**INSTRUCTION:**
Write out every line of the material as it stands, apart from the pictures.

**PROVIDED DATA:**
--
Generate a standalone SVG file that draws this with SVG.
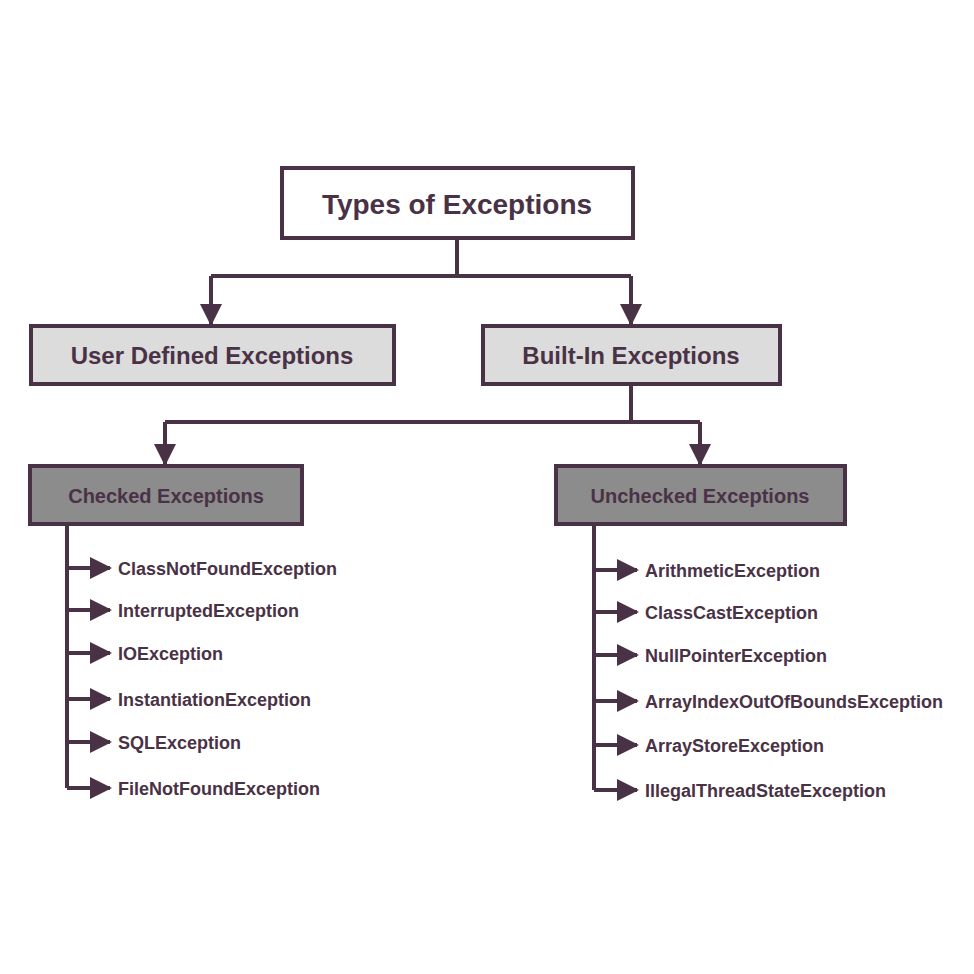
<svg xmlns="http://www.w3.org/2000/svg" width="974" height="974" viewBox="0 0 974 974">
<style>
.b{stroke:#4a3246;stroke-width:4}
.t{font-family:"Liberation Sans",Arial,sans-serif;font-weight:bold;fill:#4a3246}
.l{fill:none;stroke:#4a3246;stroke-width:4}
</style>
<defs><marker id="a" markerUnits="userSpaceOnUse" markerWidth="22" markerHeight="22" refX="20" refY="11" orient="auto"><path d="M0,0 L22,11 L0,22 Z" fill="#4a3246"/></marker></defs>
<rect width="974" height="974" fill="#fff"/>
<g id="connectors" class="l">
<path d="M457,238 V276 M211,276 H631" />
<path d="M211,276 V324" marker-end="url(#a)"/>
<path d="M631,276 V324" marker-end="url(#a)"/>
<path d="M631,385 V422 M165,422 H700"/>
<path d="M165,422 V464" marker-end="url(#a)"/>
<path d="M700,422 V464" marker-end="url(#a)"/>
<path d="M67,525 V788 M594,525 V790"/>
<path d="M67,568 H110" marker-end="url(#a)"/>
<path d="M67,610 H110" marker-end="url(#a)"/>
<path d="M67,653 H110" marker-end="url(#a)"/>
<path d="M67,699 H110" marker-end="url(#a)"/>
<path d="M67,742 H110" marker-end="url(#a)"/>
<path d="M67,788 H110" marker-end="url(#a)"/>
<path d="M594,570 H637" marker-end="url(#a)"/>
<path d="M594,612 H637" marker-end="url(#a)"/>
<path d="M594,655 H637" marker-end="url(#a)"/>
<path d="M594,701 H637" marker-end="url(#a)"/>
<path d="M594,745 H637" marker-end="url(#a)"/>
<path d="M594,790 H637" marker-end="url(#a)"/>
</g>
<g id="root"><rect x="282" y="168" width="351" height="70" fill="#fff" class="b"/><text x="457" y="214" text-anchor="middle" class="t" font-size="28">Types of Exceptions</text></g>
<g id="user"><rect x="31" y="326" width="363" height="58" fill="#dcdcdc" class="b"/><text x="212" y="364" text-anchor="middle" class="t" font-size="24">User Defined Exceptions</text></g>
<g id="builtin"><rect x="483" y="326" width="297" height="58" fill="#dcdcdc" class="b"/><text x="631" y="364" text-anchor="middle" class="t" font-size="24">Built-In Exceptions</text></g>
<g id="checked"><rect x="30" y="466" width="272" height="58" fill="#8c8c8c" class="b"/><text x="166" y="503" text-anchor="middle" class="t" font-size="20">Checked Exceptions</text></g>
<g id="unchecked"><rect x="556" y="466" width="289" height="58" fill="#8c8c8c" class="b"/><text x="700" y="503" text-anchor="middle" class="t" font-size="20">Unchecked Exceptions</text></g>
<g id="checked-items" class="t" font-size="18">
<text x="118" y="575">ClassNotFoundException</text>
<text x="118" y="617">InterruptedException</text>
<text x="118" y="660">IOException</text>
<text x="118" y="706">InstantiationException</text>
<text x="118" y="749">SQLException</text>
<text x="118" y="795">FileNotFoundException</text>
</g>
<g id="unchecked-items" class="t" font-size="18">
<text x="645" y="577">ArithmeticException</text>
<text x="645" y="619">ClassCastException</text>
<text x="645" y="662">NullPointerException</text>
<text x="645" y="708">ArrayIndexOutOfBoundsException</text>
<text x="645" y="752">ArrayStoreException</text>
<text x="645" y="797">IllegalThreadStateException</text>
</g>
</svg>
--
**ANSWER FOR THIS EXERCISE:**
Generate a standalone SVG file that draws this with SVG.
<svg xmlns="http://www.w3.org/2000/svg" width="974" height="974" viewBox="0 0 974 974">
<style>
.b{stroke:#4a3246;stroke-width:4}
.t{font-family:"Liberation Sans",Arial,sans-serif;font-weight:bold;fill:#4a3246}
.l{fill:none;stroke:#4a3246;stroke-width:4}
</style>
<defs><marker id="a" markerUnits="userSpaceOnUse" markerWidth="22" markerHeight="22" refX="20" refY="11" orient="auto"><path d="M0,0 L22,11 L0,22 Z" fill="#4a3246"/></marker></defs>
<rect width="974" height="974" fill="#fff"/>
<g id="connectors" class="l">
<path d="M457,238 V276 M211,276 H631" />
<path d="M211,276 V324" marker-end="url(#a)"/>
<path d="M631,276 V324" marker-end="url(#a)"/>
<path d="M631,385 V422 M165,422 H700"/>
<path d="M165,422 V464" marker-end="url(#a)"/>
<path d="M700,422 V464" marker-end="url(#a)"/>
<path d="M67,525 V788 M594,525 V790"/>
<path d="M67,568 H110" marker-end="url(#a)"/>
<path d="M67,610 H110" marker-end="url(#a)"/>
<path d="M67,653 H110" marker-end="url(#a)"/>
<path d="M67,699 H110" marker-end="url(#a)"/>
<path d="M67,742 H110" marker-end="url(#a)"/>
<path d="M67,788 H110" marker-end="url(#a)"/>
<path d="M594,570 H637" marker-end="url(#a)"/>
<path d="M594,612 H637" marker-end="url(#a)"/>
<path d="M594,655 H637" marker-end="url(#a)"/>
<path d="M594,701 H637" marker-end="url(#a)"/>
<path d="M594,745 H637" marker-end="url(#a)"/>
<path d="M594,790 H637" marker-end="url(#a)"/>
</g>
<g id="root"><rect x="282" y="168" width="351" height="70" fill="#fff" class="b"/><text x="457" y="214" text-anchor="middle" class="t" font-size="28">Types of Exceptions</text></g>
<g id="user"><rect x="31" y="326" width="363" height="58" fill="#dcdcdc" class="b"/><text x="212" y="364" text-anchor="middle" class="t" font-size="24">User Defined Exceptions</text></g>
<g id="builtin"><rect x="483" y="326" width="297" height="58" fill="#dcdcdc" class="b"/><text x="631" y="364" text-anchor="middle" class="t" font-size="24">Built-In Exceptions</text></g>
<g id="checked"><rect x="30" y="466" width="272" height="58" fill="#8c8c8c" class="b"/><text x="166" y="503" text-anchor="middle" class="t" font-size="20">Checked Exceptions</text></g>
<g id="unchecked"><rect x="556" y="466" width="289" height="58" fill="#8c8c8c" class="b"/><text x="700" y="503" text-anchor="middle" class="t" font-size="20">Unchecked Exceptions</text></g>
<g id="checked-items" class="t" font-size="18">
<text x="118" y="575">ClassNotFoundException</text>
<text x="118" y="617">InterruptedException</text>
<text x="118" y="660">IOException</text>
<text x="118" y="706">InstantiationException</text>
<text x="118" y="749">SQLException</text>
<text x="118" y="795">FileNotFoundException</text>
</g>
<g id="unchecked-items" class="t" font-size="18">
<text x="645" y="577">ArithmeticException</text>
<text x="645" y="619">ClassCastException</text>
<text x="645" y="662">NullPointerException</text>
<text x="645" y="708">ArrayIndexOutOfBoundsException</text>
<text x="645" y="752">ArrayStoreException</text>
<text x="645" y="797">IllegalThreadStateException</text>
</g>
</svg>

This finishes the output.